* **Stored data**

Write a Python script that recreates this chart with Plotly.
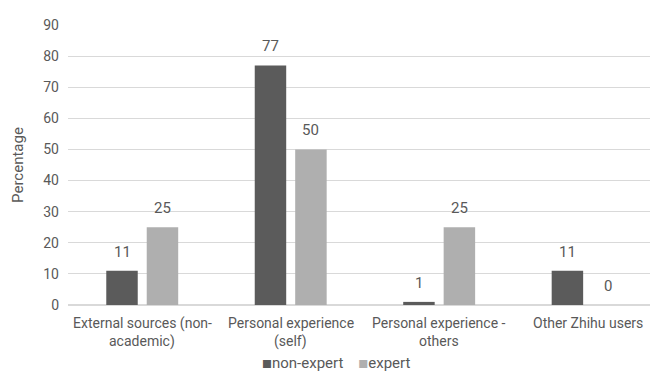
import plotly.graph_objects as go

# Category names; "<br>" marks where each label wraps onto a second line
categories = [
    "External sources (non-<br>academic)",
    "Personal experience<br>(self)",
    "Personal experience -<br>others",
    "Other Zhihu users",
]
non_expert = [11, 77, 1, 11]
expert = [25, 50, 25, 0]
y_ticks = [0, 10, 20, 30, 40, 50, 60, 70, 80, 90]
series_names = ["non-expert", "expert"]
series_colors = ["#5b5b5b", "#afafaf"]

FONT = "Roboto"
TEXT_COLOR = "#595959"
GRID = "#d9d9d9"

# Plot area geometry (pixels)
L, T, B, W, H = 68, 25, 68, 650, 373
PLOT_W = W - L
BAR_OFFSET = 20  # px from category centre to each bar centre

fig = go.Figure()
for name, vals, color in zip(series_names, [non_expert, expert], series_colors):
    fig.add_trace(go.Bar(
        name=name, x=categories, y=vals,
        marker=dict(color=color, line=dict(width=0)),
        showlegend=False,
    ))

annotations = []
# Value labels above each bar
for vals, shift in [(non_expert, -BAR_OFFSET), (expert, BAR_OFFSET)]:
    for cat, v in zip(categories, vals):
        annotations.append(dict(
            x=cat, y=v, xref="x", yref="y", text=str(v), showarrow=False,
            xshift=shift, yshift=19, yanchor="middle", xanchor="center",
            font=dict(family=FONT, size=15, color=TEXT_COLOR),
        ))

# Category labels under the axis, one annotation per line
for cat in categories:
    for i, line in enumerate(cat.split("<br>")):
        annotations.append(dict(
            x=cat, y=0, xref="x", yref="paper", text=line, showarrow=False,
            yshift=-18 - 18 * i, yanchor="middle", xanchor="center",
            font=dict(family=FONT, size=14, color=TEXT_COLOR),
        ))

# Legend row: small square swatch followed by the series name
legend_text = "&nbsp;&nbsp;&nbsp;&nbsp;".join(
    f"<span style='color:{c};font-family:Noto Sans CJK SC;font-size:10px'>■</span>{n}"
    for n, c in zip(series_names, series_colors)
)
annotations.append(dict(
    x=(336 - L) / PLOT_W, y=0, xref="paper", yref="paper", text=legend_text,
    showarrow=False, yshift=-58, yanchor="middle", xanchor="center",
    font=dict(family=FONT, size=15, color=TEXT_COLOR),
))

fig.update_layout(
    width=W, height=H,
    margin=dict(l=L, r=0, t=T, b=B),
    paper_bgcolor="white", plot_bgcolor="white",
    barmode="group", bargap=0.455, bargroupgap=0.222,
    font=dict(family=FONT, size=13, color=TEXT_COLOR),
    showlegend=False,
    annotations=annotations,
    xaxis=dict(
        range=[-0.5, 3.42], showgrid=False, showline=True,
        linecolor=GRID, linewidth=1, ticks="", showticklabels=False,
        fixedrange=True,
    ),
    yaxis=dict(
        range=[0, 90], tickvals=y_ticks, showgrid=True,
        gridcolor=GRID, gridwidth=1, zeroline=True, zerolinecolor=GRID,
        showline=False, ticks="", ticklabelstandoff=8,
        tickfont=dict(family=FONT, size=14, color=TEXT_COLOR),
        title=dict(text="Percentage", standoff=16,
                   font=dict(family=FONT, size=15, color=TEXT_COLOR)),
    ),
)

fig.write_html("out.html")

* **Aim of the task**
Return the material exactly as given, apart from the pictures.

* **Problem solution**
Write a Python script that recreates this chart with Plotly.
import plotly.graph_objects as go

# Category names; "<br>" marks where each label wraps onto a second line
categories = [
    "External sources (non-<br>academic)",
    "Personal experience<br>(self)",
    "Personal experience -<br>others",
    "Other Zhihu users",
]
non_expert = [11, 77, 1, 11]
expert = [25, 50, 25, 0]
y_ticks = [0, 10, 20, 30, 40, 50, 60, 70, 80, 90]
series_names = ["non-expert", "expert"]
series_colors = ["#5b5b5b", "#afafaf"]

FONT = "Roboto"
TEXT_COLOR = "#595959"
GRID = "#d9d9d9"

# Plot area geometry (pixels)
L, T, B, W, H = 68, 25, 68, 650, 373
PLOT_W = W - L
BAR_OFFSET = 20  # px from category centre to each bar centre

fig = go.Figure()
for name, vals, color in zip(series_names, [non_expert, expert], series_colors):
    fig.add_trace(go.Bar(
        name=name, x=categories, y=vals,
        marker=dict(color=color, line=dict(width=0)),
        showlegend=False,
    ))

annotations = []
# Value labels above each bar
for vals, shift in [(non_expert, -BAR_OFFSET), (expert, BAR_OFFSET)]:
    for cat, v in zip(categories, vals):
        annotations.append(dict(
            x=cat, y=v, xref="x", yref="y", text=str(v), showarrow=False,
            xshift=shift, yshift=19, yanchor="middle", xanchor="center",
            font=dict(family=FONT, size=15, color=TEXT_COLOR),
        ))

# Category labels under the axis, one annotation per line
for cat in categories:
    for i, line in enumerate(cat.split("<br>")):
        annotations.append(dict(
            x=cat, y=0, xref="x", yref="paper", text=line, showarrow=False,
            yshift=-18 - 18 * i, yanchor="middle", xanchor="center",
            font=dict(family=FONT, size=14, color=TEXT_COLOR),
        ))

# Legend row: small square swatch followed by the series name
legend_text = "&nbsp;&nbsp;&nbsp;&nbsp;".join(
    f"<span style='color:{c};font-family:Noto Sans CJK SC;font-size:10px'>■</span>{n}"
    for n, c in zip(series_names, series_colors)
)
annotations.append(dict(
    x=(336 - L) / PLOT_W, y=0, xref="paper", yref="paper", text=legend_text,
    showarrow=False, yshift=-58, yanchor="middle", xanchor="center",
    font=dict(family=FONT, size=15, color=TEXT_COLOR),
))

fig.update_layout(
    width=W, height=H,
    margin=dict(l=L, r=0, t=T, b=B),
    paper_bgcolor="white", plot_bgcolor="white",
    barmode="group", bargap=0.455, bargroupgap=0.222,
    font=dict(family=FONT, size=13, color=TEXT_COLOR),
    showlegend=False,
    annotations=annotations,
    xaxis=dict(
        range=[-0.5, 3.42], showgrid=False, showline=True,
        linecolor=GRID, linewidth=1, ticks="", showticklabels=False,
        fixedrange=True,
    ),
    yaxis=dict(
        range=[0, 90], tickvals=y_ticks, showgrid=True,
        gridcolor=GRID, gridwidth=1, zeroline=True, zerolinecolor=GRID,
        showline=False, ticks="", ticklabelstandoff=8,
        tickfont=dict(family=FONT, size=14, color=TEXT_COLOR),
        title=dict(text="Percentage", standoff=16,
                   font=dict(family=FONT, size=15, color=TEXT_COLOR)),
    ),
)

fig.write_html("out.html")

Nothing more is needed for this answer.